STATED GOAL: From the first line of the data below through the line bearing "39.2, 40.7, 42.2];", reproduce each line exactly; do not include pictures.
##### SOURCE MATERIAL #####
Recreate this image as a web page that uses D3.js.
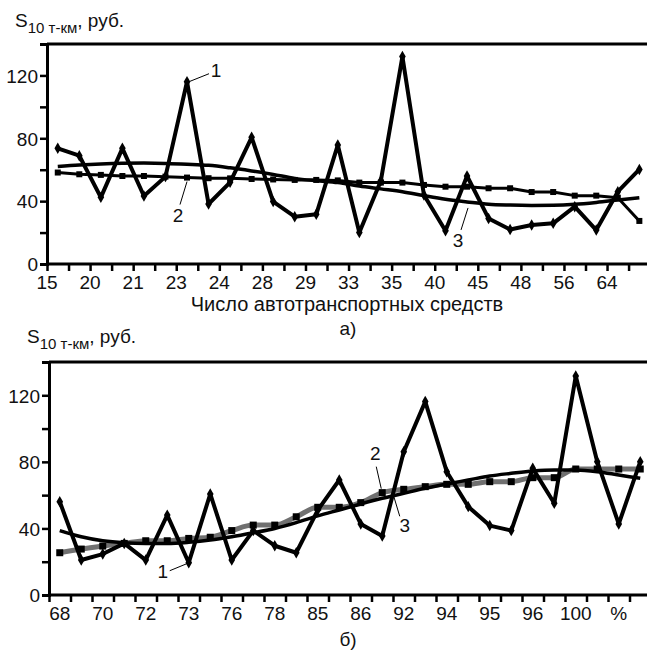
<!DOCTYPE html>
<html>
<head>
<meta charset="utf-8">
<script src="https://cdn.jsdelivr.net/npm/d3@7"></script>
<style>
  body { margin: 0; background: #fff; }
  svg text { font-family: Arial, "Liberation Sans", sans-serif; fill: #111; }
</style>
</head>
<body>
<div id="chart"></div>
<script>
// tick labels of the two panels
const labelsA = ["15","20","21","23","24","28","29","33","35","40","45","48","56","64"];
const labelsB = ["68","70","72","73","76","78","85","86","92","94","95","96","100","%"];

// panel a) series: 1 - actual, 2 - squares line, 3 - trend
const a1 = [73.6, 68.9, 42.4, 73.6, 43.3, 55.6, 116, 38.2, 52, 80.6, 39.7, 30.1, 31.6, 75.7,
            20, 53, 132, 43.9, 21.2, 56, 29, 22, 24.8, 25.9, 36.5, 21.6, 46, 60.2];
const a2 = [58.2, 57.1, 56.7, 56, 56, 55.6, 55, 54.6, 54.5, 54.1, 53.8, 53.5, 53.5, 53.2,
            51.8, 51.8, 51.8, 50.3, 49.2, 49.2, 48.2, 48.2, 45.8, 45.8, 43.5, 43.5, 42.2, 27.4];
const a3 = [62, 63, 63.7, 64.1, 64.2, 64, 63.5, 62.8, 61.2, 59.2, 57, 54.5, 53, 51.8,
            49.6, 47.8, 46, 43.5, 41.2, 39.5, 38, 37.5, 37.3, 37.4, 38, 39.2, 40.7, 42.2];

// panel б) series
const b1 = [56.1, 21, 24.6, 31, 21, 48, 19.4, 60.7, 21, 38.7, 29.6, 25.4, 51, 69.1,
            42.7, 35.5, 86.1, 116.2, 74.1, 53.1, 41.7, 38.7, 76.1, 55.1, 131.6, 80.1, 42.7, 80.1];
const b2 = [25.4, 27.6, 29.4, 31, 32.6, 32.6, 34, 34.7, 38.7, 42, 42, 47, 52.7, 52.7,
            55.5, 61.5, 63.5, 65.1, 66.5, 66.5, 68.1, 68.1, 70.5, 70.5, 75.7, 75.7, 75.7, 75.7];
const b3 = [38.7, 35, 32.6, 31.4, 31, 31, 31.7, 33, 35, 37.4, 40, 43.5, 47.5, 51.1,
            54.7, 58.1, 61.1, 64.1, 66.7, 69.1, 71.5, 73.1, 74.5, 75.1, 75.1, 74.1, 72.1, 70.1];

const yTicks = [0, 20, 40, 60, 80, 100, 120, 140];
const yLabels = [0, 40, 80, 120];

const W = 647, H = 657;
const svg = d3.select("#chart").append("svg").attr("width", W).attr("height", H);

function drawPanel(p) {
  const n = p.s1.length;
  const x = d3.scaleLinear().domain([0, n]).range([p.left, p.left + n * p.step]);
  const y = d3.scaleLinear().domain([0, 140]).range([p.bottom, p.top]);
  const g = svg.append("g");
  const cx = (d, i) => x(i + 0.5);

  // frame: top line
  g.append("line")
    .attr("x1", p.left).attr("x2", W)
    .attr("y1", y(140)).attr("y2", y(140))
    .attr("stroke", "#000").attr("stroke-width", 3);

  // y axis
  const yAxis = g.append("g")
    .attr("transform", `translate(${p.left},0)`)
    .call(d3.axisLeft(y).tickValues(yTicks).tickSize(7)
      .tickFormat(d => yLabels.includes(d) ? d : ""));
  yAxis.select(".domain").attr("stroke", "#000").attr("stroke-width", 3);
  yAxis.selectAll(".tick line").attr("stroke", "#000").attr("stroke-width", 2.5);
  yAxis.selectAll(".tick text").attr("font-size", 19).attr("x", -9).attr("dy", "0.36em")
    .attr("font-family", "Arial, 'Liberation Sans', sans-serif").attr("fill", "#111");

  // x axis: ticks at category boundaries
  const xAxis = g.append("g")
    .attr("transform", `translate(0,${p.bottom})`)
    .call(d3.axisBottom(x).tickValues(d3.range(0, n + 1)).tickSize(7).tickFormat(""));
  xAxis.select(".domain").attr("stroke", "#000").attr("stroke-width", 3)
    .attr("d", `M${p.left},0H${W}`);
  xAxis.selectAll(".tick line").attr("stroke", "#000").attr("stroke-width", 2.5);

  g.selectAll(".xlab")
    .data(p.labels)
    .join("text")
      .attr("class", "xlab")
      .attr("text-anchor", "middle")
      .attr("font-size", 19)
      .attr("x", (d, i) => x(i * 2 + p.labelShift))
      .attr("y", p.bottom + 25)
      .text(d => d);

  const line = d3.line().x(cx).y(d => y(d));
  const smooth = d3.line().x(cx).y(d => y(d)).curve(d3.curveMonotoneX);

  // series 2
  g.append("path").datum(p.s2)
    .attr("fill", "none").attr("stroke", p.s2Color).attr("stroke-width", p.s2Width)
    .attr("stroke-linejoin", "round")
    .attr("d", p.s2Smooth ? smooth : line);
  g.selectAll(".sq").data(p.s2).join("rect").attr("class", "sq")
    .attr("x", (d, i) => cx(d, i) - p.sq / 2)
    .attr("y", d => y(d) - p.sq / 2)
    .attr("width", p.sq).attr("height", p.sq)
    .attr("fill", "#000");

  // series 3 trend
  g.append("path").datum(p.s3)
    .attr("fill", "none").attr("stroke", "#000").attr("stroke-width", 3.5)
    .attr("d", smooth);

  // series 1
  g.append("path").datum(p.s1)
    .attr("fill", "none").attr("stroke", "#000").attr("stroke-width", 4)
    .attr("stroke-linejoin", "round")
    .attr("d", line);
  g.selectAll(".dm").data(p.s1).join("path").attr("class", "dm")
    .attr("transform", (d, i) => `translate(${cx(d, i)},${y(d)})`)
    .attr("d", d3.symbol(d3.symbolDiamond, 38))
    .attr("fill", "#000");

  // y axis title
  const t = g.append("text").attr("x", p.titleX).attr("y", p.titleY).attr("font-size", 19);
  t.append("tspan").text("S");
  t.append("tspan").attr("font-size", 15).attr("dy", 6).text("10 т-км");
  t.append("tspan").attr("dy", -6).text(", руб.");

  // callouts
  p.callouts.forEach(c => {
    const px = cx(null, c.k), py = y(c.series[c.k]);
    g.append("line")
      .attr("x1", px + c.lx1).attr("y1", py + c.ly1)
      .attr("x2", px + c.lx2).attr("y2", py + c.ly2)
      .attr("stroke", "#000").attr("stroke-width", 1);
    g.append("text")
      .attr("x", px + c.tx).attr("y", py + c.ty)
      .attr("font-size", 19).attr("text-anchor", "middle")
      .text(c.text);
  });

  if (p.xTitle) {
    g.append("text").attr("x", 347).attr("y", 311).attr("font-size", 20)
      .attr("text-anchor", "middle").text(p.xTitle);
  }
  g.append("text").attr("x", 348).attr("y", p.capY).attr("font-size", 19)
    .attr("text-anchor", "middle").text(p.caption);
}

drawPanel({
  left: 47, step: 21.54, top: 44, bottom: 264,
  labels: labelsA, labelShift: 0,
  s1: a1, s2: a2, s3: a3,
  s2Color: "#000", s2Width: 3, s2Smooth: false, sq: 6,
  titleX: 15, titleY: 27,
  xTitle: "Число автотранспортных средств",
  caption: "а)", capY: 335,
  callouts: [
    { text: "1", k: 6, series: a1, lx1: 2, ly1: 0, lx2: 22, ly2: -8, tx: 29, ty: -5 },
    { text: "2", k: 6, series: a2, lx1: 0, ly1: 4, lx2: -7, ly2: 27, tx: -9, ty: 44 },
    { text: "3", k: 19, series: a3, lx1: 1, ly1: 6, lx2: -6, ly2: 28, tx: -9, ty: 45 }
  ]
});

drawPanel({
  left: 49, step: 21.5, top: 362, bottom: 595,
  labels: labelsB, labelShift: 0.5,
  s1: b1, s2: b2, s3: b3,
  s2Color: "#707070", s2Width: 5, s2Smooth: true, sq: 7,
  titleX: 27, titleY: 343,
  xTitle: null,
  caption: "б)", capY: 646,
  callouts: [
    { text: "1", k: 6, series: b1, lx1: -2, ly1: 1, lx2: -19, ly2: 8, tx: -26, ty: 15 },
    { text: "2", k: 15, series: b2, lx1: -1, ly1: -4, lx2: -6, ly2: -26, tx: -7, ty: -33 },
    { text: "3", k: 16, series: b3, lx1: -10, ly1: 3, lx2: -4, ly2: 23, tx: 1, ty: 39 }
  ]
});
</script>
</body>
</html>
#####
THE RESPONSE:
Recreate this image as a web page that uses D3.js.
<!DOCTYPE html>
<html>
<head>
<meta charset="utf-8">
<script src="https://cdn.jsdelivr.net/npm/d3@7"></script>
<style>
  body { margin: 0; background: #fff; }
  svg text { font-family: Arial, "Liberation Sans", sans-serif; fill: #111; }
</style>
</head>
<body>
<div id="chart"></div>
<script>
// tick labels of the two panels
const labelsA = ["15","20","21","23","24","28","29","33","35","40","45","48","56","64"];
const labelsB = ["68","70","72","73","76","78","85","86","92","94","95","96","100","%"];

// panel a) series: 1 - actual, 2 - squares line, 3 - trend
const a1 = [73.6, 68.9, 42.4, 73.6, 43.3, 55.6, 116, 38.2, 52, 80.6, 39.7, 30.1, 31.6, 75.7,
            20, 53, 132, 43.9, 21.2, 56, 29, 22, 24.8, 25.9, 36.5, 21.6, 46, 60.2];
const a2 = [58.2, 57.1, 56.7, 56, 56, 55.6, 55, 54.6, 54.5, 54.1, 53.8, 53.5, 53.5, 53.2,
            51.8, 51.8, 51.8, 50.3, 49.2, 49.2, 48.2, 48.2, 45.8, 45.8, 43.5, 43.5, 42.2, 27.4];
const a3 = [62, 63, 63.7, 64.1, 64.2, 64, 63.5, 62.8, 61.2, 59.2, 57, 54.5, 53, 51.8,
            49.6, 47.8, 46, 43.5, 41.2, 39.5, 38, 37.5, 37.3, 37.4, 38, 39.2, 40.7, 42.2];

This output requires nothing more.